# Given entries
++++++++++
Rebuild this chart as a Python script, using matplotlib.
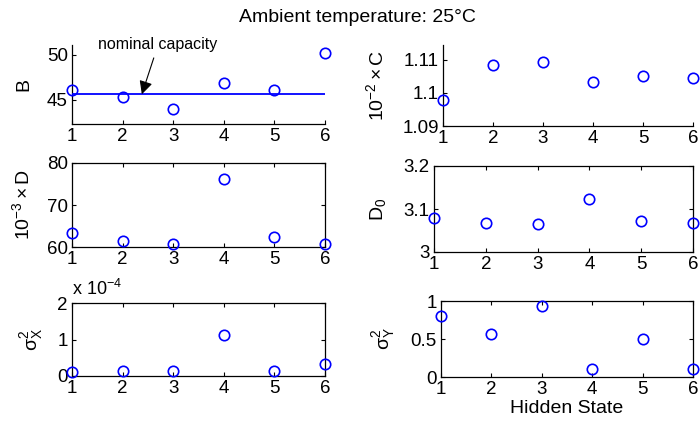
++++++++++
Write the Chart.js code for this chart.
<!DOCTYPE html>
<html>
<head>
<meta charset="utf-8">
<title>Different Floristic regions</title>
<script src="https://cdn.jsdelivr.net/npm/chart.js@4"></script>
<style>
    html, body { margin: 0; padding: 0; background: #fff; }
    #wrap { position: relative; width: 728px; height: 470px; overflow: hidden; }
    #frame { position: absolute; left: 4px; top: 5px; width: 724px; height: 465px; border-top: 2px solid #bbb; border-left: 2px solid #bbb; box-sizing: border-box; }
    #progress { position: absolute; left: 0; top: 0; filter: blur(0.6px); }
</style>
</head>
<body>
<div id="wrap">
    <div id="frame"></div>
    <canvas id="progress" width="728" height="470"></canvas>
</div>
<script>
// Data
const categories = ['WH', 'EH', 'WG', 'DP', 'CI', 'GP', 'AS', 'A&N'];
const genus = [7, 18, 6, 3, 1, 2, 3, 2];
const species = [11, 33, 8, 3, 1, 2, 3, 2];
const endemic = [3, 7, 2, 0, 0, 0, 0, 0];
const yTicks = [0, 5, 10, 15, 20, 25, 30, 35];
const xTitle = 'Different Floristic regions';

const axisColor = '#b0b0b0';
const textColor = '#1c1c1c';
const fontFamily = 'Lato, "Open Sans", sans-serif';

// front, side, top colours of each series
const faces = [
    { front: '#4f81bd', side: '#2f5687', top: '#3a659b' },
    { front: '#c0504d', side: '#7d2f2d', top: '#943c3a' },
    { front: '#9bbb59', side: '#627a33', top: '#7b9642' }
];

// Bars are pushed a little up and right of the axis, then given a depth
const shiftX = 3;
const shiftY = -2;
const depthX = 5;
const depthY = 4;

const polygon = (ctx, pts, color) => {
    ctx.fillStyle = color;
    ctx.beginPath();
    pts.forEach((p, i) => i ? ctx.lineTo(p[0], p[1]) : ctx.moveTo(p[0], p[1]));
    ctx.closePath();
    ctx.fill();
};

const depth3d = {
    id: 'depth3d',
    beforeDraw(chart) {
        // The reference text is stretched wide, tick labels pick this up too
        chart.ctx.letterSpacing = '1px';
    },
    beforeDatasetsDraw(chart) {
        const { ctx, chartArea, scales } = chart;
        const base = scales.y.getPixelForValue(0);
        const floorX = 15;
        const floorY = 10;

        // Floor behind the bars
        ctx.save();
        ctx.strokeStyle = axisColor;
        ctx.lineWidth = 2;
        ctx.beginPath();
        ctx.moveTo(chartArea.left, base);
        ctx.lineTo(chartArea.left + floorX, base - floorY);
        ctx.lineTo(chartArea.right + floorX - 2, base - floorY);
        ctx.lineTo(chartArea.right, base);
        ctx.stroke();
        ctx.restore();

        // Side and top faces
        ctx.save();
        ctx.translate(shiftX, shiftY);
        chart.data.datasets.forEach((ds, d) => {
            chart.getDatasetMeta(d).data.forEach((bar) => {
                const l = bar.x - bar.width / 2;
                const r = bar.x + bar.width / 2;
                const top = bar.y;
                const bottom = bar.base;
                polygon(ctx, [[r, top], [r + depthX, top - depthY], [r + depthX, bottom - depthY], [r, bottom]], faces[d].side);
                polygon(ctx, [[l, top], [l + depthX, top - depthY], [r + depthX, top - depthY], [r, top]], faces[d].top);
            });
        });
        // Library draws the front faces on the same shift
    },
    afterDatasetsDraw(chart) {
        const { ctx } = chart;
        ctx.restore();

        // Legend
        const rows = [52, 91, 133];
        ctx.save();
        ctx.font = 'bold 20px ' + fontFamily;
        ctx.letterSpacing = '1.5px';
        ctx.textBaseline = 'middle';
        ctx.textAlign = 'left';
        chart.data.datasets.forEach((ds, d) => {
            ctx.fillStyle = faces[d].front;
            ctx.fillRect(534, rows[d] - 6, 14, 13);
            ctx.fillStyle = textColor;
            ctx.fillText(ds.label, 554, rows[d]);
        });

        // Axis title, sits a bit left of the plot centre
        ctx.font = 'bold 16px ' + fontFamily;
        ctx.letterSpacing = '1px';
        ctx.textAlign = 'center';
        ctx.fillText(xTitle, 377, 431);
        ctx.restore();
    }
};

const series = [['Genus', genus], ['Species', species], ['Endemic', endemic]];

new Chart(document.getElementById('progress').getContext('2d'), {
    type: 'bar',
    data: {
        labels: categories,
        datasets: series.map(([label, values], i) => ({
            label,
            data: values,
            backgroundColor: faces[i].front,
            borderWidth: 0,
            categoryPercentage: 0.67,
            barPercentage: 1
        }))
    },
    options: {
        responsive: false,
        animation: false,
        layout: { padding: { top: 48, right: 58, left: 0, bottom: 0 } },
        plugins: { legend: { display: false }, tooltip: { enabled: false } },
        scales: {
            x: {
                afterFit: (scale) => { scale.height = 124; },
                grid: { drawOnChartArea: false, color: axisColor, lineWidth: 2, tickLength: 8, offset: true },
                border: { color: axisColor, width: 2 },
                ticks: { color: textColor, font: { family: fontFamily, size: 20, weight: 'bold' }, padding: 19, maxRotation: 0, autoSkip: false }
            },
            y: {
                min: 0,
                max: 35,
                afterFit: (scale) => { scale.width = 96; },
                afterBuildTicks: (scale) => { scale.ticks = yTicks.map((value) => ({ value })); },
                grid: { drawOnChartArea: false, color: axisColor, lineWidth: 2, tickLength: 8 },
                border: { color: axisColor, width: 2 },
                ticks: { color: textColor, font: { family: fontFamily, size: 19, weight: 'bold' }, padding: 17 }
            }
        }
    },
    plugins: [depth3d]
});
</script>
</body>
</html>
++++++++++
# Requirement
Show the lines from the data above that contain the string "script".

# Result for this task
Rebuild this chart as a Python script, using matplotlib.
<script src="https://cdn.jsdelivr.net/npm/chart.js@4"></script>
<script>
</script>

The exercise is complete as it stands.